◆ YOUR OBJECTIVE ◆
Count every line that has the word "matplotlib". Give the number, without anything more.

◆ DATASET EXTRACT ◆
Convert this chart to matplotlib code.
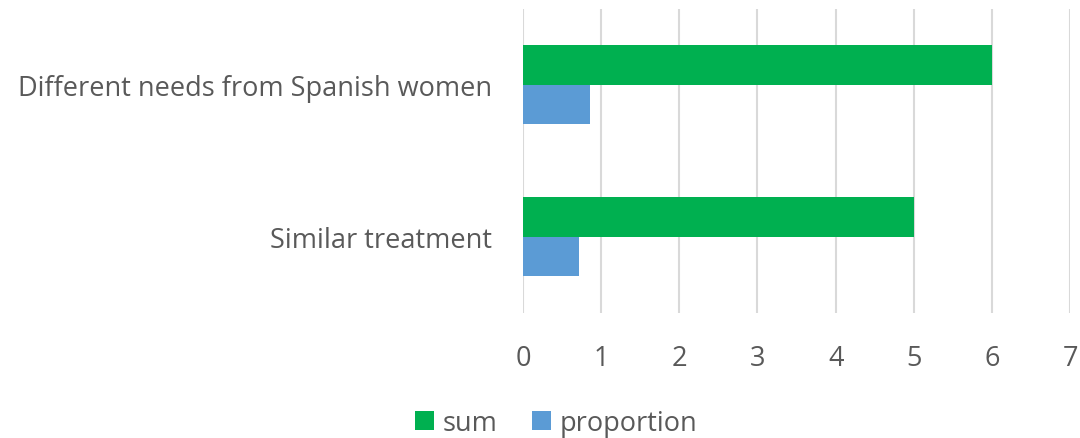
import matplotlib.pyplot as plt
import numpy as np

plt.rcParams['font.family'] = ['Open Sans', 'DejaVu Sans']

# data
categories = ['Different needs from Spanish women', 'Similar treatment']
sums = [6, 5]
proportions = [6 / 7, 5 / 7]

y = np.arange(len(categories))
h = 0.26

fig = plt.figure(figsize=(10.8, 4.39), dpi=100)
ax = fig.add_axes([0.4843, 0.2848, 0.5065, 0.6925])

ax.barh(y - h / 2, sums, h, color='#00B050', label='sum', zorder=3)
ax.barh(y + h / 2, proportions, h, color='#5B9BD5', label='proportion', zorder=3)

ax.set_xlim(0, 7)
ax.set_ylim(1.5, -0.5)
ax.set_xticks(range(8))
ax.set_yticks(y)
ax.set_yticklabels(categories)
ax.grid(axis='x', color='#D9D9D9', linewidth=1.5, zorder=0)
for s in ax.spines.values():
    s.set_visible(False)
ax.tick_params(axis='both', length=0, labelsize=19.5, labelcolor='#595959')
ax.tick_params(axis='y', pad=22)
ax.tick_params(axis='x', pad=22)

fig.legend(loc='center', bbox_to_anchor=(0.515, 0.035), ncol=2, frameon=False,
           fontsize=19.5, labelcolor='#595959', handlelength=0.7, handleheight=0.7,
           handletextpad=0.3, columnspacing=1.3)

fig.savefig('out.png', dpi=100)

◆ OUTPUT OF THE EXERCISE ◆
2